LONDON--(BUSINESS WIRE)--European (re)insurers are well positioned to withstand the current volatility in the stock markets, having made significant changes to their investment portfolios since the global financial crisis of 2008, and the subsequent European sovereign debt crisis in late 2011 to 2012.
A new briefing from A.M. Best titled, “European Insurers and Reinsurers Withstand Stock Market Volatility but Investment Options Limited,” states that in addition to the notable shift from shares to high-quality fixed income assets, the majority of the large European (re)insurers are currently extremely well capitalised. They are also well aware of the speed at which liquidity can freeze up and how contagion effects can spread to both real estate and equities.
Carlos Wong-Fupuy, senior director, analytics, said: “Typically, most of A.M. Best’s highest rated European large insurance groups have a buffer of 20% to 30% in their investment portfolios to withstand market value fluctuations without incurring negative pressure to their current ratings. In some instances, entities rated by A.M. Best could endure even greater asset depreciations.”
The European (re)insurance companies rated by A.M. Best have no significant direct investments in China. Nevertheless, the decline in the Shanghai Composite Index, compounded by “Black Monday” on Aug. 24, 2015 when it tumbled 8.5%, and the contagion effect of the impact of China’s slowing growth on the global economy, is of concern. The significant declines seen in global equity markets in the past few months, and the drop in commodity prices, come at a time when European (re)insurers have started to move assets back into stocks and real estate.

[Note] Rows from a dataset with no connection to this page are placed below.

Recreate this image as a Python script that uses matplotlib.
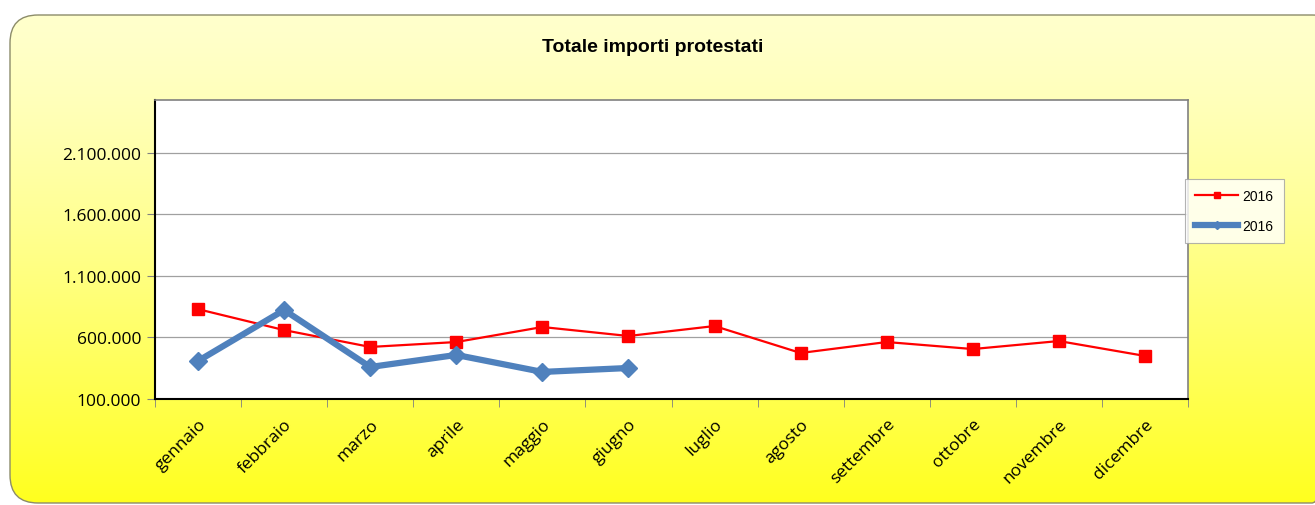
import numpy as np
import matplotlib
matplotlib.use('Agg')
import matplotlib.pyplot as plt
from matplotlib.patches import FancyBboxPatch
from matplotlib.ticker import FuncFormatter

# dati
mesi = ['gennaio', 'febbraio', 'marzo', 'aprile', 'maggio', 'giugno',
        'luglio', 'agosto', 'settembre', 'ottobre', 'novembre', 'dicembre']
serie_rossa = [830000, 660000, 523000, 563000, 685000, 612000,
               693000, 474000, 563000, 506000, 571000, 450000]
serie_blu = [409000, 823000, 360000, 458000, 320000, 352000]
etichetta_rossa = '2016'
etichetta_blu = '2016'
yticks = [100000, 600000, 1100000, 1600000, 2100000]

fig = plt.figure(figsize=(13.15, 5.06), dpi=100)

# sfondo con gradiente giallo e angoli arrotondati
bg = fig.add_axes([0, 0, 1, 1])
bg.set_xlim(0, 1315)
bg.set_ylim(506, 0)
bg.axis('off')
grad = np.linspace(0, 1, 256).reshape(-1, 1)
top_col = np.array([1.0, 1.0, 0.80])
bot_col = np.array([1.0, 1.0, 0.12])
img = top_col + (bot_col - top_col) * grad[..., None] ** 1.3
img = np.repeat(img, 2, axis=1)
box = FancyBboxPatch((10, 16), 1330, 488, boxstyle='round,pad=0,rounding_size=28',
                     facecolor='none', edgecolor='#8c8c6a', linewidth=1.0)
bg.add_patch(box)
im = bg.imshow(img, extent=[10, 1340, 504, 16], aspect='auto', zorder=0)
im.set_clip_path(box)

fig.text(0.496, 1 - 48 / 506, 'Totale importi protestati', ha='center', va='center',
         fontsize=14, fontweight='bold', family='Liberation Sans')

ax = fig.add_axes([155 / 1315, 1 - 400 / 506, (1188 - 155) / 1315, (400 - 101) / 506])
ax.set_facecolor('white')
x = np.arange(len(mesi))
ax.plot(x, serie_rossa, color='#ff0000', linewidth=1.6, marker='s', markersize=9,
        label=etichetta_rossa, zorder=3)
ax.plot(x[:len(serie_blu)], serie_blu, color='#4f81bd', linewidth=4.5, marker='D',
        markersize=9, label=etichetta_blu, zorder=4)

ax.set_xlim(-0.5, len(mesi) - 0.5)
ax.set_ylim(100000, 2530000)
ax.set_yticks(yticks)
ax.yaxis.set_major_formatter(FuncFormatter(lambda v, p: f'{int(v):,}'.replace(',', '.')))
ax.grid(axis='y', color='#a0a0a0', linewidth=0.9)
ax.set_axisbelow(True)
ax.set_xticks(x)
ax.set_xticklabels(mesi, rotation=45, ha='right', rotation_mode='anchor', fontsize=12.5,
                   family='Open Sans')
ax.set_xticks(np.arange(-0.5, len(mesi)), minor=True)
ax.tick_params(axis='x', which='major', length=0, pad=12)
ax.tick_params(axis='x', which='minor', length=6, color='#808080', direction='out')
ax.tick_params(axis='y', length=6, color='#808080', labelsize=12.5, pad=4)
for lab in ax.get_yticklabels():
    lab.set_family('Open Sans')
for s in ['left', 'bottom']:
    ax.spines[s].set_color('black')
    ax.spines[s].set_linewidth(1.5)
for s in ['top', 'right']:
    ax.spines[s].set_color('#808080')
    ax.spines[s].set_linewidth(1.2)

leg = ax.legend(loc='upper left', bbox_to_anchor=(1030 / 1033, 0.736), frameon=True,
                fancybox=False, edgecolor='#a0a0a0', prop={'family': 'Liberation Sans', 'size': 10},
                handlelength=3.1, markerscale=0.5, borderpad=0.75, labelspacing=1.1,
                handletextpad=0.3, borderaxespad=0)
leg.get_frame().set_linewidth(0.8)

fig.savefig('out.png', dpi=100)
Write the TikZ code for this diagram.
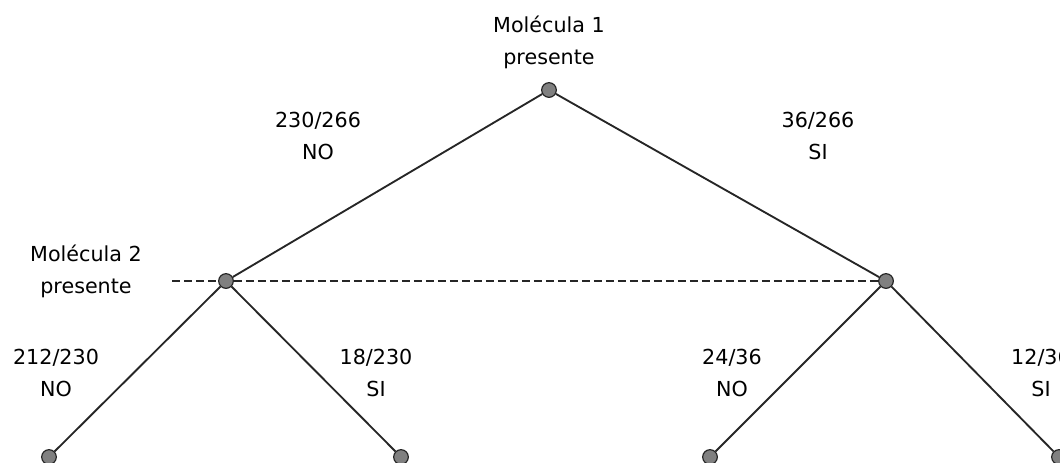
\documentclass[tikz,border=0pt]{standalone}
\usepackage{fontspec}
\setmainfont{DejaVu Sans}
\usetikzlibrary{positioning}

\begin{document}
\begin{tikzpicture}[x=0.75pt,y=-0.75pt,
  dot/.style={circle,draw=black!85,fill=black!50,line width=0.9pt,minimum size=11pt,inner sep=0pt},
  branch/.style={line width=1.4pt,black!85},
  lbl/.style={align=center,font=\fontsize{15.5}{24}\selectfont,text=black,inner sep=0pt}]

\useasboundingbox (0,0) rectangle (1060,462);

% tree nodes
\node (root) [dot] at (549,90) {};
\node (m2_no) [dot] at (226,281) {};
\node (m2_si) [dot] at (886,281) {};
\node (leaf_0) [dot] at (49,457) {};
\node (leaf_1) [dot] at (401,457) {};
\node (leaf_2) [dot] at (710,457) {};
\node (leaf_3) [dot] at (1059,457) {};

% molecules
\node (mol_1) [lbl] at (549,42) {Molécula 1\\presente};
\node (mol_2) [lbl] at (86,271) {Molécula 2\\presente};

% branch labels
\node (p_no) [lbl] at (318,136) {230/266\\NO};
\node (p_si) [lbl] at (818,136) {36/266\\SI};
\node (p_no_no) [lbl] at (56,373) {212/230\\NO};
\node (p_no_si) [lbl] at (376,373) {18/230\\SI};
\node (p_si_no) [lbl] at (732,373) {24/36\\NO};
\node (p_si_si) [lbl] at (1041,373) {12/36\\SI};

\draw [branch] (root) -- (m2_no);
\draw [branch] (root) -- (m2_si);
\draw [branch] (m2_no) -- (leaf_0);
\draw [branch] (m2_no) -- (leaf_1);
\draw [branch] (m2_si) -- (leaf_2);
\draw [branch] (m2_si) -- (leaf_3);

% level line
\coordinate (lvl_start) at (172,281);
\draw [branch,line width=1.1pt,dash pattern=on 6pt off 3pt] (lvl_start) -- (m2_no);
\draw [branch,line width=1.1pt,dash pattern=on 6pt off 3pt] (m2_no) -- (m2_si);
\end{tikzpicture}
\end{document}
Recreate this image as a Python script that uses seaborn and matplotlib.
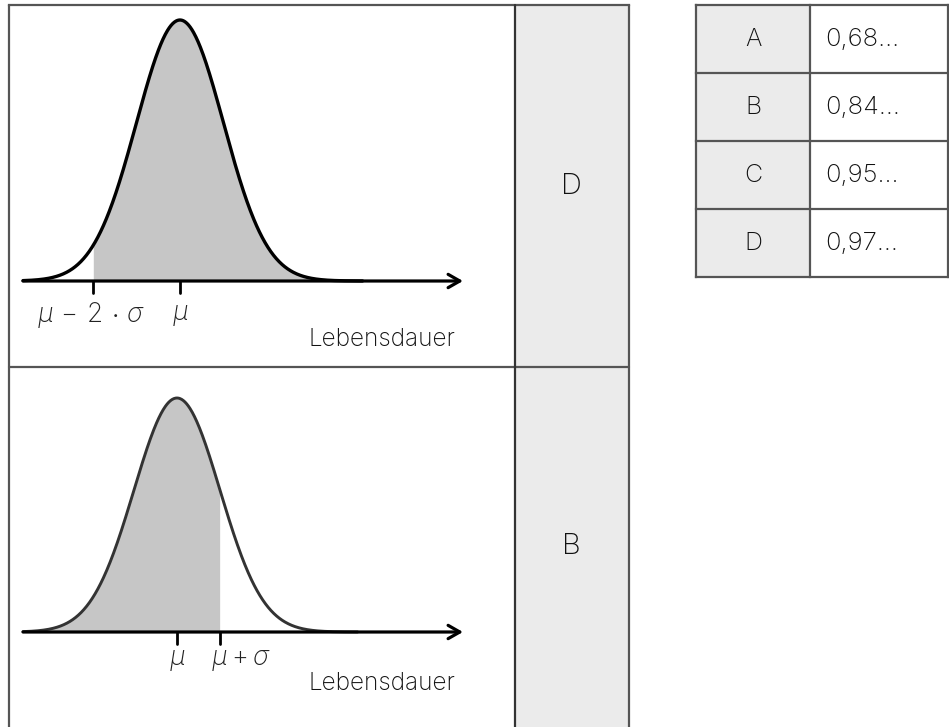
import numpy as np
import matplotlib
matplotlib.use("Agg")
import matplotlib.pyplot as plt
import seaborn as sns

# ---- data ----
mu = 0.0
sigma = 1.0
top_shade_from = mu - 2 * sigma      # shaded: x >= mu - 2 sigma
bottom_shade_to = mu + sigma         # shaded: x <= mu + sigma
top_ticks = [mu - 2 * sigma, mu]
top_tick_labels = [r"$\mu\,-\,2\,\cdot\,\sigma$", r"$\mu$"]
bottom_ticks = [mu, mu + sigma]
bottom_tick_labels = [r"$\mu$", r"$\mu + \sigma$"]
axis_label = "Lebensdauer"
answers = ["D", "B"]
options = ["A", "B", "C", "D"]
option_values = ["0,68...", "0,84...", "0,95...", "0,97..."]

sns.set_theme(style="white")
FONT = "Inter"
WEIGHT = "light"
plt.rcParams["font.family"] = [FONT, "DejaVu Sans"]
plt.rcParams["font.weight"] = WEIGHT
plt.rcParams["mathtext.fontset"] = "custom"
plt.rcParams["mathtext.rm"] = FONT + ":" + WEIGHT
plt.rcParams["mathtext.it"] = FONT + ":italic:light"
plt.rcParams["mathtext.sf"] = FONT + ":" + WEIGHT

W, H = 949, 727
fig = plt.figure(figsize=(W / 100, H / 100), dpi=100)
bg = fig.add_axes([0, 0, 1, 1])
bg.set_xlim(0, W)
bg.set_ylim(H, 0)
bg.axis("off")

border = "#555555"
cell_gray = "#ebebeb"
fill_gray = "#c6c6c6"
txt = "#111111"

# ---- left table ----
bg.add_patch(plt.Rectangle((515, 5), 629 - 515, H, facecolor=cell_gray, edgecolor="none", zorder=0))
lw_b = 1.6
bg.plot([9, 629], [5, 5], color=border, lw=lw_b, solid_capstyle="projecting")
bg.plot([9, 629], [367, 367], color=border, lw=lw_b)
bg.plot([9, 9], [5, H + 5], color=border, lw=lw_b)
bg.plot([515, 515], [5, H + 5], color="#333333", lw=lw_b)
bg.plot([629, 629], [5, H + 5], color=border, lw=lw_b)
bg.text(571, 187, answers[0], ha="center", va="center", fontsize=21, color=txt)
bg.text(571, 547, answers[1], ha="center", va="center", fontsize=21, color=txt)

# ---- right table ----
rows_y = [5, 73, 141, 209, 277]
x0, xm, x1 = 696, 810, 948
for i in range(4):
    bg.add_patch(plt.Rectangle((x0, rows_y[i]), xm - x0, rows_y[i + 1] - rows_y[i],
                               facecolor=cell_gray, edgecolor="none", zorder=0))
for y in rows_y:
    bg.plot([x0, x1], [y, y], color=border, lw=lw_b, solid_capstyle="projecting")
for x in [x0, xm, x1]:
    bg.plot([x, x], [rows_y[0], rows_y[-1]], color=border, lw=lw_b, solid_capstyle="projecting")
for i, (o, v) in enumerate(zip(options, option_values)):
    yc = (rows_y[i] + rows_y[i + 1]) / 2
    bg.text((x0 + xm) / 2, yc, o, ha="center", va="center", fontsize=18, color=txt)
    bg.text(825, yc, v, ha="left", va="center", fontsize=18.5, color=txt)


def px_axes(L, R, T, B):
    return fig.add_axes([L / W, 1 - B / H, (R - L) / W, (B - T) / H])


def draw_curve(ax, xlim, shade_mask_fn, color, lw, ticks, labels, label_offsets, label_y, tick_px):
    peak = 1 / (sigma * np.sqrt(2 * np.pi))
    xs = np.linspace(xlim[0], 4.2, 600)
    ys = np.exp(-0.5 * ((xs - mu) / sigma) ** 2) / (sigma * np.sqrt(2 * np.pi))
    ax.set_xlim(*xlim)
    ax.set_ylim(0, peak)
    ax.axis("off")
    mask = shade_mask_fn(xs)
    ax.fill_between(xs, 0, ys, where=mask, color=fill_gray, lw=0, zorder=1)
    sns.lineplot(x=xs, y=ys, ax=ax, color=color, lw=lw, zorder=3, clip_on=False, sort=False)
    ax.annotate("", xy=(xlim[1], 0), xytext=(xlim[0], 0),
                arrowprops=dict(arrowstyle="->,head_length=0.7,head_width=0.4", lw=2.3,
                                color="black", shrinkA=0, shrinkB=0),
                annotation_clip=False, zorder=4)
    tick_len = tick_px / ax.bbox.height * peak
    for t in ticks:
        ax.plot([t, t], [0, -tick_len], color="black", lw=2.0, clip_on=False, zorder=4)
    for t, lab, off in zip(ticks, labels, label_offsets):
        ax.text(t + off, label_y, lab, ha="center", va="center", fontsize=19,
                color="#222222", transform=ax.transData, clip_on=False)


# top curve
ax1 = px_axes(23, 463, 20, 281)
draw_curve(ax1, (-3.61, 6.51), lambda x: x >= top_shade_from, "black", 2.4,
           top_ticks, top_tick_labels, [-0.05, 0.0], -34 / 261 * 0.39894, 12)
bg.text(455, 340, axis_label, ha="right", va="center", fontsize=17.5, color=txt)

# bottom curve
ax2 = px_axes(23, 463, 398, 632)
draw_curve(ax2, (-3.58, 6.65), lambda x: x <= bottom_shade_to, "#333333", 2.1,
           bottom_ticks, bottom_tick_labels, [0.0, 0.5], -28 / 234 * 0.39894, 12)
bg.text(455, 683, axis_label, ha="right", va="center", fontsize=17.5, color=txt)

fig.savefig("out.png", dpi=100)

Investment portfolios are still largely concentrated on fixed income instruments. However, given the low interest rate environment, many companies have recently begun to search for yield and have shifted into real assets including infrastructure projects, equities and real estate. Yvette Essen, director, research & communications – EMEA and author of the briefing added: “If there are worries about a slowdown in global economies, options for insurers to try to increase their investment returns will become more limited.”